つまり、腰が抜けたのだ。熊の親子は、崖の上の山路に私が這いつくばっているのを知らぬらしい。なおも、悠々と蟹を掘っている。私は、熊を横眼で睨みながら、竿を投げだし、四つん這いに這って坂を這いはじめたが、うまく腰が動かない。ちょうど脚をかがめて寝た夜の夢に、魔物に追いかけられるが脚が痺れて意のままとならず、危なく生命を奪われようとすることがある。まさに同じ恰好だ。
も一つある。それは四、五年前、浅間山の北麓六里ヶ原の渓流へ、山女魚《やまめ》釣りに行ったときのことだ。折柄六月中旬で、標高三千尺のこの六里ヶ原へはまだ春が訪れたばかりの頃であった。北軽井沢で案内人を雇い、鬼の押し出しの方から流れる濁り川と呼ぶ渓流へ足を入れた。
渓流は、その頃まだ冬枯れのままの叢林に掩われている。案内人と二人は、ある場所で渓流を徒渉して対岸へ渡ろうとして、砂の河原へ降り立ったとき、案内人が突然、
「あった」
と、叫んだ。私は、
「なんだ、なんだ」
と、驚いて案内人の傍らへ走り寄ると、案内人が無言で指す砂の上に、大きな獣の足跡が、花弁のように凹んでいる。
「熊だよ」
「いけねえ、いけねえ。僕は、これから奥へ入るのは、もうご免だ」
「大丈夫だよ。この足跡で見ると、熊は五、六時間も前に通り過ぎている。案じねえ」
「ほんとか?」
「大丈夫だろうに――」
そんなわけで、次第次第に叢林を潜り抜け、鬼の押し出し近く、水源の方へ渓流を遡って行った。ところが、三、四百坪ほどある草原へ出たとき、また案内人は、
「あった」
と叫んで踏み止まった。見ると、案内人の脚の先に、獣の青い色した糞の山がある。春がくると渓流の畔に、山|独活《うど》の芽がふくらむのだが、穴から出た熊はこれが大好物で終日食っている。そして、青い糞をたれる。しかし、糞はあちこちと勝手にやるのではない。一定の場所に、山のように溜め糞をする。つまりこれが、その溜め糞だ。
この溜め糞の存在から推測して、熊の住まいは遠くあるまい。一体、この鬼の押し出しという岩は、火石からできていて、なかに縦横無尽に穴が通じてある。

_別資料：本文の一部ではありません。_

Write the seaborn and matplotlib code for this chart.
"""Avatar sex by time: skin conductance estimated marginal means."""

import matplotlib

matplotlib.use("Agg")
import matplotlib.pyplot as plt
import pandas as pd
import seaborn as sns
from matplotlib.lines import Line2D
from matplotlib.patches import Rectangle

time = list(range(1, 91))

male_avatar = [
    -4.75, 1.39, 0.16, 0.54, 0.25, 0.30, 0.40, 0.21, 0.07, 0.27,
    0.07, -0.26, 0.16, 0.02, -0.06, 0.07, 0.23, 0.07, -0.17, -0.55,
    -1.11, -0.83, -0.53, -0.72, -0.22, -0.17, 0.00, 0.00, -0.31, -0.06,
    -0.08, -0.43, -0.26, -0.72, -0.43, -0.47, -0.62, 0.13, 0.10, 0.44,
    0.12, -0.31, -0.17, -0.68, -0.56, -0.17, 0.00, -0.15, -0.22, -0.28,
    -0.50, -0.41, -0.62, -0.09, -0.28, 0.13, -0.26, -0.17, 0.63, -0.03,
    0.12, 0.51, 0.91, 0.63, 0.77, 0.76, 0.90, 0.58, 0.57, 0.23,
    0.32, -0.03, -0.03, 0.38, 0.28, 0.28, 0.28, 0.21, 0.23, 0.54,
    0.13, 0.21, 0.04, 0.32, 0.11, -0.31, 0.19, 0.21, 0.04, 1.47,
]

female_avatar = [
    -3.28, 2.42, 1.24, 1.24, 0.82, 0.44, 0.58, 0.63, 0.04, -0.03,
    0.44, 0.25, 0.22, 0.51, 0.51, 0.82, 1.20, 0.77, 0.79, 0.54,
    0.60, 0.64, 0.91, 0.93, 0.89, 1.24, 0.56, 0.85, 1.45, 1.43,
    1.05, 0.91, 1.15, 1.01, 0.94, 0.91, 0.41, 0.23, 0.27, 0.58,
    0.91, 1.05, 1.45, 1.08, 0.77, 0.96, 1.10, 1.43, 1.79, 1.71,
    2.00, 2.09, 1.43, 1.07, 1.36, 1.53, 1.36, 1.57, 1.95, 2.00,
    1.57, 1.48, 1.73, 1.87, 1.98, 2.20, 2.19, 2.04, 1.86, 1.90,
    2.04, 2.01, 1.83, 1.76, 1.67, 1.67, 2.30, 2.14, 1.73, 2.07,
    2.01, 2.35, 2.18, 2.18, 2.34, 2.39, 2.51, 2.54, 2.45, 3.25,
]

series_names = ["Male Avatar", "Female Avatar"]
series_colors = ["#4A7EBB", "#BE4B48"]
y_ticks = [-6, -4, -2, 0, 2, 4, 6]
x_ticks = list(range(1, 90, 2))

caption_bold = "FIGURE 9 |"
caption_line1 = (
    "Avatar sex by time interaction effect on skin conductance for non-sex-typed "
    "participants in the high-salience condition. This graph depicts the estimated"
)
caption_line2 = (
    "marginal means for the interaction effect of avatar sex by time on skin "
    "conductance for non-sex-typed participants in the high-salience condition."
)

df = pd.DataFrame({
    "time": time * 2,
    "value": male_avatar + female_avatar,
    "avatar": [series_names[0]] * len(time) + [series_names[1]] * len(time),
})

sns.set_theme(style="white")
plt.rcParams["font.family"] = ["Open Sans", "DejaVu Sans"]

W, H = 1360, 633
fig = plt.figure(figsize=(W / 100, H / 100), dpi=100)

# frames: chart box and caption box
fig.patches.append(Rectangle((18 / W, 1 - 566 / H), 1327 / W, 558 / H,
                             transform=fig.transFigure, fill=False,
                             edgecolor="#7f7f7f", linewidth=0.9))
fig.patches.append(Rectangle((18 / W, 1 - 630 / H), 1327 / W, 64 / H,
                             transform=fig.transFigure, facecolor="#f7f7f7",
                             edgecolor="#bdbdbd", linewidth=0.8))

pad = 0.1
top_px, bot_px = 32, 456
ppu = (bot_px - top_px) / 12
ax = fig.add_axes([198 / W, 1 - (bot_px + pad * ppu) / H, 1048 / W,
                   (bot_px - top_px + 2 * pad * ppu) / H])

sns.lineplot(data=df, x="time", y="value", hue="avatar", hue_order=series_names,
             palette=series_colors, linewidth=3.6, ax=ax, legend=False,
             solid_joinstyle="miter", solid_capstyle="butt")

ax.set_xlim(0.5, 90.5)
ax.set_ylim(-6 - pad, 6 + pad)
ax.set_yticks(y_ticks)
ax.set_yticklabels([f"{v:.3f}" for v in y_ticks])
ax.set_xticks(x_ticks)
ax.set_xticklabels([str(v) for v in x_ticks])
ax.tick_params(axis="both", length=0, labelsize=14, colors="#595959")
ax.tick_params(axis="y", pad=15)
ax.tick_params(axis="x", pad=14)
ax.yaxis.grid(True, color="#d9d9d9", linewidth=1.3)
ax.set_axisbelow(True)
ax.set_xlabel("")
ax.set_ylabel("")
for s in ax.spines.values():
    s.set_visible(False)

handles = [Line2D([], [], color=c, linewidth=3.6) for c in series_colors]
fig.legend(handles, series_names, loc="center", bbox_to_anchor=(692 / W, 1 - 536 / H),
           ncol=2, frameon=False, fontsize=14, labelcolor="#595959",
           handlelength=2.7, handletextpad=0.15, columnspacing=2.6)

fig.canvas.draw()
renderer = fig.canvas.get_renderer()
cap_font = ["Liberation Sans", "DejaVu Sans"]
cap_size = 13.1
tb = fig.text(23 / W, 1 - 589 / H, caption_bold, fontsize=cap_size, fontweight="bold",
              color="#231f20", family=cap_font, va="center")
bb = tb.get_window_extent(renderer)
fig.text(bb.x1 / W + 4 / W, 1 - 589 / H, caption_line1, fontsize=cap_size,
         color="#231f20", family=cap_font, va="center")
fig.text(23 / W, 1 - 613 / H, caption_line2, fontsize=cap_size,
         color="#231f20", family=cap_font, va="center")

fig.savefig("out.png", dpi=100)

いわば、その穴は獣類のアパートみたいなものだ。
熊をはじめ、そして狸、野狐、貉、穴熊など、数知れぬほど棲んでいる。
「きょうの山女魚《やまめ》釣りは、これまで」
仁王さまのように逞しい案内人も、いよいよ観念したらしい。怖じ気がつくと、なんとなく追われるような気持ちがする。
二人は、急いでもときた渓畔を下流の方へ下り、先刻の砂の河原のところへ出て、対岸の芒原の丘を望むと、いた。
四
枯れ芒《すすき》のなかから、背中だけ出していたのであるから、よほどの大物にちがいあるまい。体を東南に向け、首だけ西南へ向けて、凝乎《じっ》と私らをにらんでいる。ところが私らが渓の岸に踏み止まった瞬間、熊のやつ、くるりと体を翻すと同時に一目散に北方に向かって走り出した。人間を見て、逃げだしたのであろう。
それまで知っているが、あとは知らない。気がついたときには、二里も離れた人里近い土橋の上に、二人は蒼白の顔を見合っていた。
私は、あとにもさきにも、こんな恐ろしい目にあったことはないのである。